REQUIREMENT
Pictures are not part of the copy. Retype the lines from the first one through the line that contains "import * as d3 from 'd3';".

DATA SEGMENT
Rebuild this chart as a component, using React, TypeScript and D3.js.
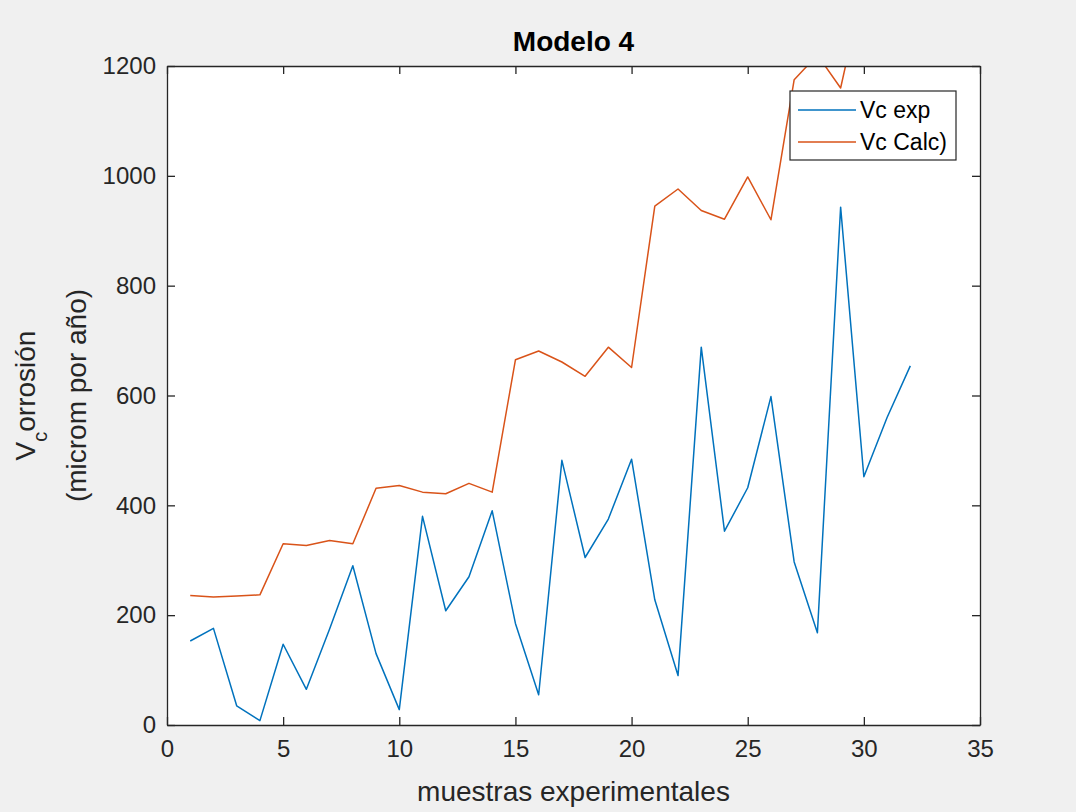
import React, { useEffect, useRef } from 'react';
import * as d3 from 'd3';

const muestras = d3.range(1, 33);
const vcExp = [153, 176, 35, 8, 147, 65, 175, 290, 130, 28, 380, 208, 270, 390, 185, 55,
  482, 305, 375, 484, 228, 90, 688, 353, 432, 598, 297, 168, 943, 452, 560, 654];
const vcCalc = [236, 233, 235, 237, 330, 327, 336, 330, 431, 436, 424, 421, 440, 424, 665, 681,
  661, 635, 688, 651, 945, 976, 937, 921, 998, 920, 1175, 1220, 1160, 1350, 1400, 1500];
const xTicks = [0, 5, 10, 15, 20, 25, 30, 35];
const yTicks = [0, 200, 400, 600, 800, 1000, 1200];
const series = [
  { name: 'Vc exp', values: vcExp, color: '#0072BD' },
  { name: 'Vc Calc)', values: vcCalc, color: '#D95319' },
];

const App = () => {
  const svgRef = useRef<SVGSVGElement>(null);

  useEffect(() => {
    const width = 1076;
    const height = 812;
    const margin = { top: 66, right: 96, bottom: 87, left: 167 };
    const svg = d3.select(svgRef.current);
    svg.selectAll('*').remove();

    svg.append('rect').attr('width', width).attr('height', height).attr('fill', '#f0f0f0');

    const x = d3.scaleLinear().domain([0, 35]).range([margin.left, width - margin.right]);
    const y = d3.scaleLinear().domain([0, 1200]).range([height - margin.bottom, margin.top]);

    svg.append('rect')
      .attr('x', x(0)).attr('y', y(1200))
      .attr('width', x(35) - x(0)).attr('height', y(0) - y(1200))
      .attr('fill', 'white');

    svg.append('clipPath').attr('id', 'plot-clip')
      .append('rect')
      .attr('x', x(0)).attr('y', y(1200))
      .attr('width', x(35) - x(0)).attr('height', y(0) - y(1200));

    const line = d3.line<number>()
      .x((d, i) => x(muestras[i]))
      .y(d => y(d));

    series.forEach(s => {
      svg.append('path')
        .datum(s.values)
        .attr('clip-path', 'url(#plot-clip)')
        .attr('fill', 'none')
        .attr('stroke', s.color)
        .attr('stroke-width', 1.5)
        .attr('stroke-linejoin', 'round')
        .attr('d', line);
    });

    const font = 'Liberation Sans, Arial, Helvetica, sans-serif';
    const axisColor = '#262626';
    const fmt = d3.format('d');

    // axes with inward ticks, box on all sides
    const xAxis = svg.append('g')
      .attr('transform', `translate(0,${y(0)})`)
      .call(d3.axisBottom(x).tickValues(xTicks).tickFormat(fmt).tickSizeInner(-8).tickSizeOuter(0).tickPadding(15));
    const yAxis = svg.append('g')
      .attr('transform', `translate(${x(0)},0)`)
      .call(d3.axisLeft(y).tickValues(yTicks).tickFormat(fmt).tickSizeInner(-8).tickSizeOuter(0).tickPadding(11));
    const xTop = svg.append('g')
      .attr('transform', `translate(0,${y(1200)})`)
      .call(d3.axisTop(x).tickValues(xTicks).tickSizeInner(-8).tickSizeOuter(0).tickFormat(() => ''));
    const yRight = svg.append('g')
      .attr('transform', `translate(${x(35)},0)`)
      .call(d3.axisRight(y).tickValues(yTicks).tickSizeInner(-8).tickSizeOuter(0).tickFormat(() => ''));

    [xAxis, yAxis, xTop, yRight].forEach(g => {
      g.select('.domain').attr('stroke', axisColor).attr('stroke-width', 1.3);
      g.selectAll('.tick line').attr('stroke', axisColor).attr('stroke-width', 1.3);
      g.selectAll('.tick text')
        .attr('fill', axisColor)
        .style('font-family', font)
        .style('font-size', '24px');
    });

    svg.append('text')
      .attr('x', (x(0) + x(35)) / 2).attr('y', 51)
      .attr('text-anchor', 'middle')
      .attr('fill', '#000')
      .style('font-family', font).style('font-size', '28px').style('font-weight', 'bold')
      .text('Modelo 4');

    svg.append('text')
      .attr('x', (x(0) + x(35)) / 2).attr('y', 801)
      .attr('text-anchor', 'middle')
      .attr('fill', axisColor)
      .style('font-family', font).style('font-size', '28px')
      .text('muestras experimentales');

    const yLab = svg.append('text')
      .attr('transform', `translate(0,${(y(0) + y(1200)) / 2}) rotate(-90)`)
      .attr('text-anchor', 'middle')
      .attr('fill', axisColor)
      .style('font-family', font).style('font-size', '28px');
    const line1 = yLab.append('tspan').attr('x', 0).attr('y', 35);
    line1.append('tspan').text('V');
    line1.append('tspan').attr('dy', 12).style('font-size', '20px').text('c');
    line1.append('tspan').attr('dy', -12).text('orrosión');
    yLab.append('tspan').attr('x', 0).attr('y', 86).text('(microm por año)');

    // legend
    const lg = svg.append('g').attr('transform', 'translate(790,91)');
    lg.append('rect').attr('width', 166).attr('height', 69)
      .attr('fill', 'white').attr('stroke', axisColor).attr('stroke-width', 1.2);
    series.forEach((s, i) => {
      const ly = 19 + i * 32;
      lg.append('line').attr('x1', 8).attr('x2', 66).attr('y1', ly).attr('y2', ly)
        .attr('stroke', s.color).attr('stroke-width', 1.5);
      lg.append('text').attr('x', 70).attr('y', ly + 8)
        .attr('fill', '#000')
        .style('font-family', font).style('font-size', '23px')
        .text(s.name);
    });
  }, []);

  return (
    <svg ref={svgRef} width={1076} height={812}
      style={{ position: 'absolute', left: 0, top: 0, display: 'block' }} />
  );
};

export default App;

EXPECTED OUTPUT
Rebuild this chart as a component, using React, TypeScript and D3.js.
import React, { useEffect, useRef } from 'react';
import * as d3 from 'd3';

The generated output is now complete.